▸ Written request
Write out the data below exactly as given, without any of its pictures.
--- Start of Collected data ---
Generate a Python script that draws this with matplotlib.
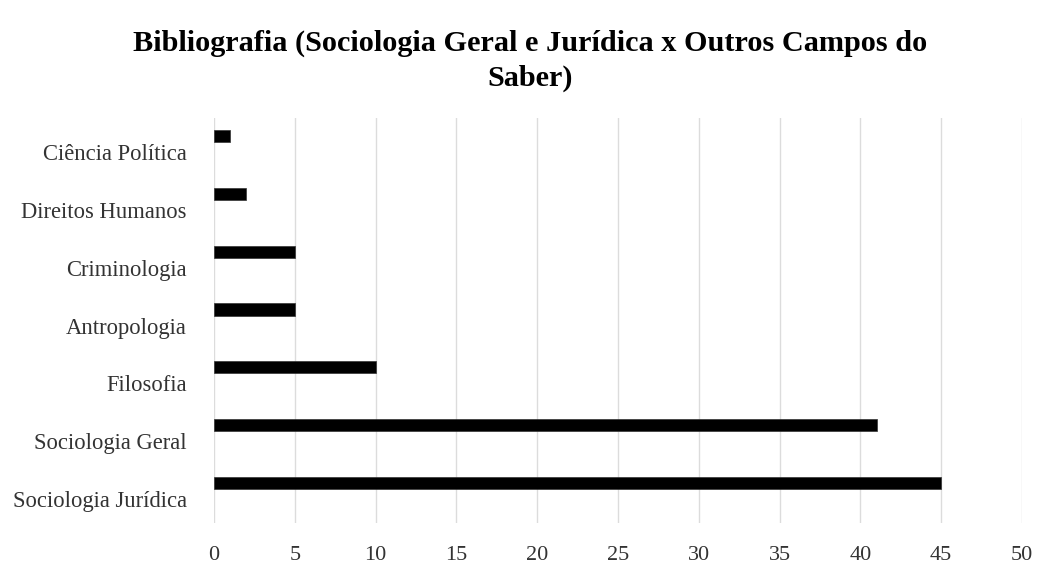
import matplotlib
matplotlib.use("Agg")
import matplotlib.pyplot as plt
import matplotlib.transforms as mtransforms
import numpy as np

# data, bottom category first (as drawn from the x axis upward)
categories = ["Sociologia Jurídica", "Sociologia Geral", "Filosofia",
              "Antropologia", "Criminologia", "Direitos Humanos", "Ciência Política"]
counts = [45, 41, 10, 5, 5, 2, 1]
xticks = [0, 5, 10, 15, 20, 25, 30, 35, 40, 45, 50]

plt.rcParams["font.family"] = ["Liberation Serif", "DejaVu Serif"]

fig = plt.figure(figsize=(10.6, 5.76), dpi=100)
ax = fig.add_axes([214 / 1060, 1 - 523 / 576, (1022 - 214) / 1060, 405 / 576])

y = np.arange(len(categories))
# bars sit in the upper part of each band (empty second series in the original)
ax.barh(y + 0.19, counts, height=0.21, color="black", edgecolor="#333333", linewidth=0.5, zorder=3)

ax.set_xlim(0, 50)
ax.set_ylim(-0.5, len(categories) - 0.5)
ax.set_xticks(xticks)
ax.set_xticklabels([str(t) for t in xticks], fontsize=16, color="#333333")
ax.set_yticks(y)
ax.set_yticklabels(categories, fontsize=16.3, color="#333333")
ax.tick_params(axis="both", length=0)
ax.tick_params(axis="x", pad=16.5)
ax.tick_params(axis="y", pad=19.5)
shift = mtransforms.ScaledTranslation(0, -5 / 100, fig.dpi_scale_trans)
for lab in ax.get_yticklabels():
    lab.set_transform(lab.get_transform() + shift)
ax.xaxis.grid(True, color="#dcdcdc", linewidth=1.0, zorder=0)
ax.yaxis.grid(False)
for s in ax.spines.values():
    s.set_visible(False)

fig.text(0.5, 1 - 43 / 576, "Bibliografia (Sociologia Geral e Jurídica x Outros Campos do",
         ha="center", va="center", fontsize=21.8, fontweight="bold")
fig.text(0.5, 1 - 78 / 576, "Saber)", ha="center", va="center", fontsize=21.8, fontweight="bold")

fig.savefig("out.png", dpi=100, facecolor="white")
--- End of Collected data ---
▸ Task solution
Generate a Python script that draws this with matplotlib.
import matplotlib
matplotlib.use("Agg")
import matplotlib.pyplot as plt
import matplotlib.transforms as mtransforms
import numpy as np

# data, bottom category first (as drawn from the x axis upward)
categories = ["Sociologia Jurídica", "Sociologia Geral", "Filosofia",
              "Antropologia", "Criminologia", "Direitos Humanos", "Ciência Política"]
counts = [45, 41, 10, 5, 5, 2, 1]
xticks = [0, 5, 10, 15, 20, 25, 30, 35, 40, 45, 50]

plt.rcParams["font.family"] = ["Liberation Serif", "DejaVu Serif"]

fig = plt.figure(figsize=(10.6, 5.76), dpi=100)
ax = fig.add_axes([214 / 1060, 1 - 523 / 576, (1022 - 214) / 1060, 405 / 576])

y = np.arange(len(categories))
# bars sit in the upper part of each band (empty second series in the original)
ax.barh(y + 0.19, counts, height=0.21, color="black", edgecolor="#333333", linewidth=0.5, zorder=3)

ax.set_xlim(0, 50)
ax.set_ylim(-0.5, len(categories) - 0.5)
ax.set_xticks(xticks)
ax.set_xticklabels([str(t) for t in xticks], fontsize=16, color="#333333")
ax.set_yticks(y)
ax.set_yticklabels(categories, fontsize=16.3, color="#333333")
ax.tick_params(axis="both", length=0)
ax.tick_params(axis="x", pad=16.5)
ax.tick_params(axis="y", pad=19.5)
shift = mtransforms.ScaledTranslation(0, -5 / 100, fig.dpi_scale_trans)
for lab in ax.get_yticklabels():
    lab.set_transform(lab.get_transform() + shift)
ax.xaxis.grid(True, color="#dcdcdc", linewidth=1.0, zorder=0)
ax.yaxis.grid(False)
for s in ax.spines.values():
    s.set_visible(False)

fig.text(0.5, 1 - 43 / 576, "Bibliografia (Sociologia Geral e Jurídica x Outros Campos do",
         ha="center", va="center", fontsize=21.8, fontweight="bold")
fig.text(0.5, 1 - 78 / 576, "Saber)", ha="center", va="center", fontsize=21.8, fontweight="bold")

fig.savefig("out.png", dpi=100, facecolor="white")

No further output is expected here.